From: Dr. Olaf Hoffmann <Dr.O.Hoffmann@gmx.de>
Date: Thu, 3 Sep 2009 10:44:10 +0200
To: public-html-comments@w3.org
Message-Id: <200909031044.10638.Dr.O.Hoffmann@gmx.de>
Ian Hickson:
> My apologies for top-posting, but I couldn't really work out how to reply
> in context to this e-mail (included in full below).
>
> I think we have some sort of fundamental difference in understanding of
> the purpose of specifications, and I don't understand your view well
> enough to figure out a common ground from which to satisfy your comments
> in the spec.
>
> >From my point of view, a language spec's purpose is to ensure
>
> interoperable behaviour between software products. In this view,
> obsoleting a feature from an earlier version of the language leads to that
> feature not having meaning in the new language other than the
> backwards-compatible processing requirements. Authors of previous versions
> of the language are irrelevant, since (if they acknowledge the new
> language definition) they are now required to use the new version of the
> language, and thus the old language is irrelevant to them.
>

I agree with this.
Even more, if the version of the language is indicated within the
document, it is defined by the author, which version of the language
is relevant and the others are irrelevant. If not and there is no other
information available, it is undefined. It can be a good first approach
to try the newest language for a guess. Analysis of the content can
lead to an even better/different guess.
This is more a task for archaeologists, historians or language 
theoreticians in the future for each document, if this gets 
important (for many documents indeed it will not be important 
at all). Why to make their work harder as required by forcing 
authors not to indicate which version they use?

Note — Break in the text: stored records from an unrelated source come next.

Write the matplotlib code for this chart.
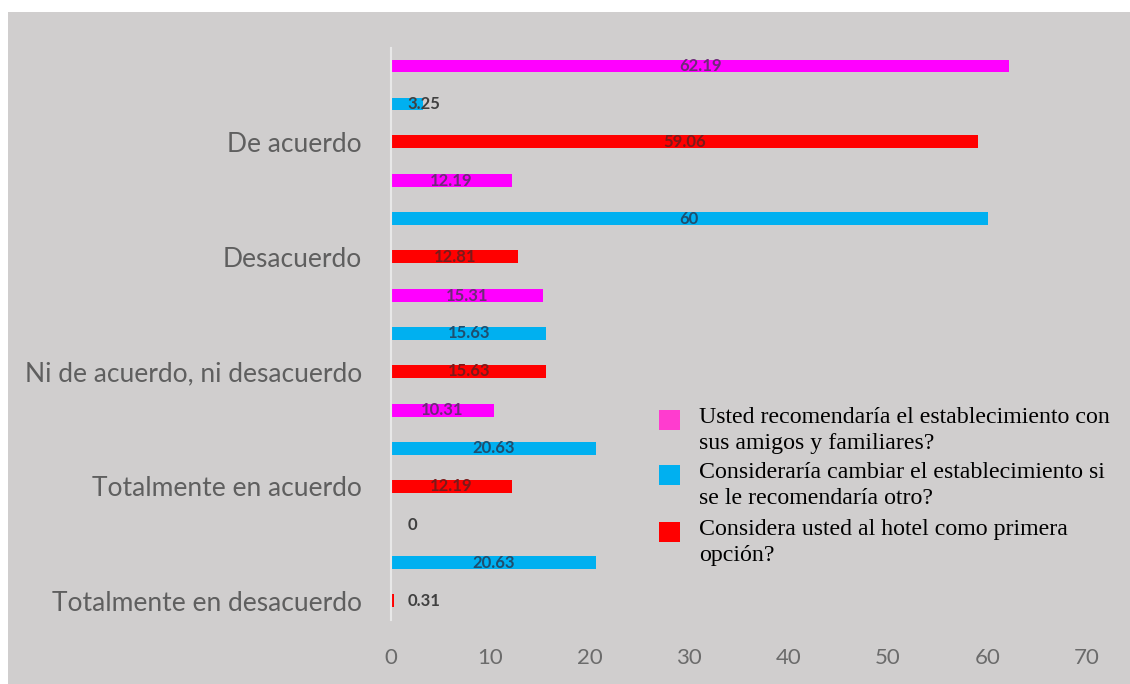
import matplotlib
matplotlib.use('Agg')
import matplotlib.pyplot as plt
from matplotlib.patches import Rectangle
import numpy as np

# categories listed bottom to top
categorias = ['Totalmente en desacuerdo', 'Totalmente en acuerdo',
              'Ni de acuerdo, ni desacuerdo', 'Desacuerdo', 'De acuerdo']

series = ['Usted recomendaría el establecimiento con\nsus amigos y familiares?',
          'Consideraría cambiar el establecimiento si\nse le recomendaría otro?',
          'Considera usted al hotel como primera\nopción?']

recomendaria = [0, 10.31, 15.31, 12.19, 62.19]
cambiaria = [20.63, 20.63, 15.63, 60, 3.25]
primera_opcion = [0.31, 12.19, 15.63, 12.81, 59.06]

ticks_x = [0, 10, 20, 30, 40, 50, 60, 70]

colores = ['#FF00FF', '#00B0F0', '#FF0000']
colores_leyenda = ['#FF3CCF', '#00B0F0', '#FF0000']
colores_etiqueta = ['#6E2A78', '#1F4E6E', '#7A1A1A']

fig = plt.figure(figsize=(11.3, 6.84), dpi=100)
fig.patch.set_facecolor('white')
# gray chart area
fig.patches.append(Rectangle((8 / 1130, 0), 1 - 8 / 1130, 1 - 12 / 684,
                             transform=fig.transFigure, facecolor='#D0CECE',
                             edgecolor='none', zorder=-5))

ax = fig.add_axes([391 / 1130, 64 / 684, 696 / 1130, 572 / 684])
ax.set_facecolor('none')

y = np.arange(len(categorias))
offsets = [0.662, 0.331, 0.0]
alto = 0.113
datos = [recomendaria, cambiaria, primera_opcion]

for k, vals in enumerate(datos):
    pos = y + offsets[k]
    ax.barh(pos, vals, height=alto, color=colores[k], edgecolor='none', zorder=2)
    for p, v in zip(pos, vals):
        texto = ('%.2f' % v).rstrip('0').rstrip('.') if v != int(v) else str(int(v))
        if v < 5:
            ax.text(1.7, p, texto, ha='left', va='center', fontsize=12,
                    fontweight='bold', color='#404040', family='Lato', zorder=3)
        else:
            ax.text(v / 2, p, texto, ha='center', va='center', fontsize=12,
                    fontweight='bold', color=colores_etiqueta[k], family='Lato', zorder=3)

ax.set_xlim(0, 70)
ax.set_ylim(-0.166, 4.819)
ax.set_xticks(ticks_x)
ax.set_xticklabels([str(t) for t in ticks_x], family='Lato', fontsize=16, color='#6b6b6b')
ax.set_yticks(y)
ax.set_yticklabels(categorias, family='Lato', fontsize=19, color='#5f5f5f')
ax.tick_params(axis='both', length=0)
ax.tick_params(axis='y', pad=21)
ax.tick_params(axis='x', pad=20)
for s in ['top', 'right', 'bottom']:
    ax.spines[s].set_visible(False)
ax.spines['left'].set_color('#E8E8E8')
ax.spines['left'].set_linewidth(1.5)

# legend drawn at the lower right
x_cuadro = 659 / 1130
x_texto = 699 / 1130
y_items = [420, 475, 532]
for k, nombre in enumerate(series):
    yc = 1 - y_items[k] / 684
    fig.patches.append(Rectangle((x_cuadro, yc - 10 / 684), 21 / 1130, 20 / 684,
                                 transform=fig.transFigure,
                                 facecolor=colores_leyenda[k], edgecolor='none', zorder=3))
    fig.text(x_texto, yc + 13 / 684, nombre, ha='left', va='top',
             family='Liberation Serif', fontsize=17.2, color='#000000',
             linespacing=1.3)

fig.savefig('out.png', dpi=100)
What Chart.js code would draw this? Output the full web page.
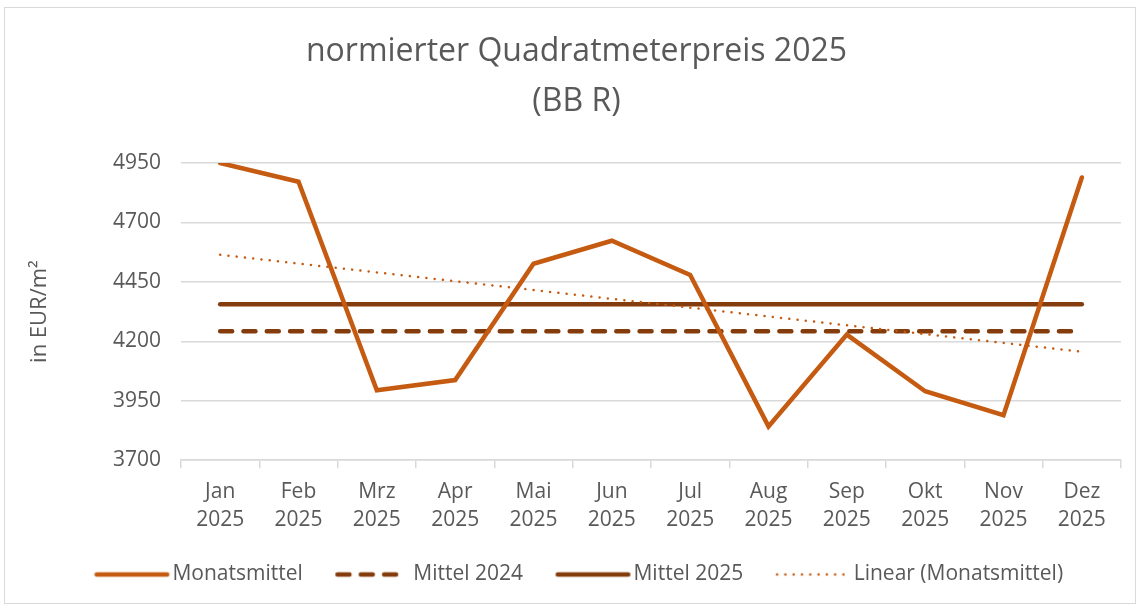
<!DOCTYPE html>
<html>
<head>
<meta charset="utf-8">
<script src="https://cdn.jsdelivr.net/npm/chart.js@4"></script>
<style>
  body { margin: 0; background: #fff; }
  #wrap { position: absolute; left: 0; top: 0; width: 1139px; height: 608px; }
  #frame { position: absolute; left: 4px; top: 7px; width: 1132px; height: 597px; border: 1px solid #d9d9d9; box-sizing: border-box; }
  canvas { position: absolute; left: 0; top: 0; }
</style>
</head>
<body>
<div id="wrap">
  <div id="frame"></div>
  <canvas id="chart" width="1139" height="608"></canvas>
</div>
<script>
// data
const months = ['Jan', 'Feb', 'Mrz', 'Apr', 'Mai', 'Jun', 'Jul', 'Aug', 'Sep', 'Okt', 'Nov', 'Dez'];
const year = '2025';
const monatsmittel = [4950, 4871, 3994, 4037, 4526, 4623, 4479, 3842, 4228, 3990, 3889, 4889];
const mittel2024 = [4242, 4242, 4242, 4242, 4242, 4242, 4242, 4242, 4242, 4242, 4242, 4242];
const mittel2025 = [4356, 4356, 4356, 4356, 4356, 4356, 4356, 4356, 4356, 4356, 4356, 4356];
// trend line: only the two ends are read, the line joins them
const linearTrend = [4564, null, null, null, null, null, null, null, null, null, null, 4156];
const yTicks = [3700, 3950, 4200, 4450, 4700, 4950];

const labelColor = '#595959';
const gridColor = '#d9d9d9';
const fontFamily = '"Open Sans", sans-serif';

// small canvas with a line sample, used as legend symbol
// (the line sits in the right part, just before the label text)
function lineSample(color, width, dash, len) {
  const c = document.createElement('canvas');
  c.width = 101;
  c.height = 10;
  const g = c.getContext('2d');
  const x0 = c.width - 3 - 75;
  g.strokeStyle = color;
  g.lineWidth = width;
  g.lineCap = 'round';
  g.setLineDash(dash);
  g.beginPath();
  g.moveTo(x0 + width / 2, 5);
  g.lineTo(x0 + len - width / 2, 5);
  g.stroke();
  return c;
}

// Excel places title and legend a bit off the centre
const shiftPlugin = {
  id: 'shift',
  afterLayout(chart) {
    chart.titleBlock.left += 11;
    chart.titleBlock.right += 11;
    chart.legend.left += 7;
    chart.legend.right += 7;
  }
};

const ctx = document.getElementById('chart').getContext('2d');

new Chart(ctx, {
  type: 'line',
  plugins: [shiftPlugin],
  data: {
    labels: months.map(m => [m, year]),
    datasets: [
      {
        label: 'Monatsmittel',
        data: monatsmittel,
        borderColor: '#c55a11',
        borderWidth: 4.5,
        pointRadius: 0,
        pointStyle: lineSample('#c55a11', 4.5, [], 75),
        borderCapStyle: 'round',
        order: 1
      },
      {
        label: 'Mittel 2024',
        data: mittel2024,
        borderColor: '#843c0c',
        borderWidth: 4.5,
        borderDash: [12, 11.3],
        borderCapStyle: 'round',
        pointRadius: 0,
        pointStyle: lineSample('#843c0c', 4.5, [12, 11.3], 65),
        order: 3
      },
      {
        label: 'Mittel 2025',
        data: mittel2025,
        borderColor: '#843c0c',
        borderWidth: 4.5,
        borderCapStyle: 'round',
        pointRadius: 0,
        pointStyle: lineSample('#843c0c', 4.5, [], 75),
        order: 2
      },
      {
        label: 'Linear (Monatsmittel)',
        data: linearTrend,
        borderColor: '#c55a11',
        borderWidth: 2.5,
        borderDash: [0.1, 8.2],
        borderCapStyle: 'round',
        pointRadius: 0,
        pointStyle: lineSample('#c55a11', 2.5, [0.1, 8.2], 73),
        spanGaps: true,
        order: 0
      }
    ]
  },
  options: {
    responsive: false,
    animation: false,
    layout: { padding: { left: 10, right: 18, top: 0, bottom: 13 } },
    plugins: {
      title: {
        display: true,
        text: ['normierter Quadratmeterpreis 2025', '(BB R)'],
        color: labelColor,
        font: { family: fontFamily, size: 32, weight: 'normal', lineHeight: 1.5625 },
        padding: { top: 27, bottom: 36 }
      },
      legend: {
        position: 'bottom',
        labels: {
          color: labelColor,
          font: { family: fontFamily, size: 21 },
          usePointStyle: true,
          pointStyleWidth: 80,
          padding: 20,
          sort: (a, b) => a.datasetIndex - b.datasetIndex
        }
      },
      tooltip: { enabled: false }
    },
    scales: {
      x: {
        offset: true,
        grid: {
          offset: true,
          drawOnChartArea: false,
          drawTicks: true,
          tickLength: 8,
          color: gridColor,
          lineWidth: 1.5
        },
        border: { color: gridColor, width: 1.5 },
        ticks: {
          color: labelColor,
          font: { family: fontFamily, size: 21, lineHeight: 1.33 },
          padding: 10,
          maxRotation: 0,
          autoSkip: false
        }
      },
      y: {
        min: 3700,
        max: 4950,
        afterBuildTicks: (scale) => { scale.ticks = yTicks.map(v => ({ value: v })); },
        afterFit: (scale) => { scale.width = 171; },
        grid: { color: gridColor, lineWidth: 1.5, drawTicks: false },
        border: { display: false },
        ticks: {
          color: labelColor,
          font: { family: fontFamily, size: 21 },
          padding: 20,
          callback: (v) => String(v)
        },
        title: {
          display: true,
          text: 'in EUR/m²',
          color: labelColor,
          font: { family: fontFamily, size: 22 },
          padding: { top: 17, bottom: 0 }
        }
      }
    }
  }
});
</script>
</body>
</html>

You claimed, that the new version defines the meaning of old versions
too. This can only be true, if there are no inconsistencies and the new
version is a real superset of the old. 
For some partly good reasons this is not the case for 'HTML5' as
I pointed out with some samples, therefore we can forget this 
variant.
And of course in pratice there will be always such minor or major
differences in each new version, just because authors of new
version specifications learned something or just have another view 
or understanding of language constructions.

And obviously if a document was written 10 years ago using 
HTML4, it has nothing to do with the meaning of elements/structures 
as defined in 'HTML5' now. And if those authors acknowlegde 
the new version, this does not mean, that they update all old 
documents each time a new version appears, just because the
new version changes some details in the definition of the meaning
or structure model of elements. If the authors already died, there
will be neither an acknowledgment of a new version nor a change
of documents any more. New language versions are irrelevant
for their documents.
Indeed, such old documents are irrelevant for the specification of the
new version as well, just because the old specification applies for them.
And of course it is useful, if the new version is at least aligned in
such a way, that new user agents are still able to present old 
documents.

The main purpose of written text is to conserve information over
time. Written text is not just for one moment and a document 
once written may remain for years or hundreds of years. It does 
not change or does not change structure or meaning, just because 
a new version of a language appears. To assume this would be 
very esotheric. 

The main problem concerning this issue of 'HTML5' is currently,
that it has no version indication and therefore authors wanting
to use it and wanting to write defined documents cannot use
it, respectively cannot indicate, which version they use. 
For the future this simply means, that 'HTML5' is a version without
documents it applies to. If someone likes, it can be applied to 
documents without any version indication (as many other
language versions too), just because such documents have no 
defined relation and no defined meaning of elements and 
structures at all. Whether this is useful or not depends strongly 
on the date of origin and the circumstances and attitude of the 
author, if known. 
If not, it can be simply considered as arbitrary tag soup.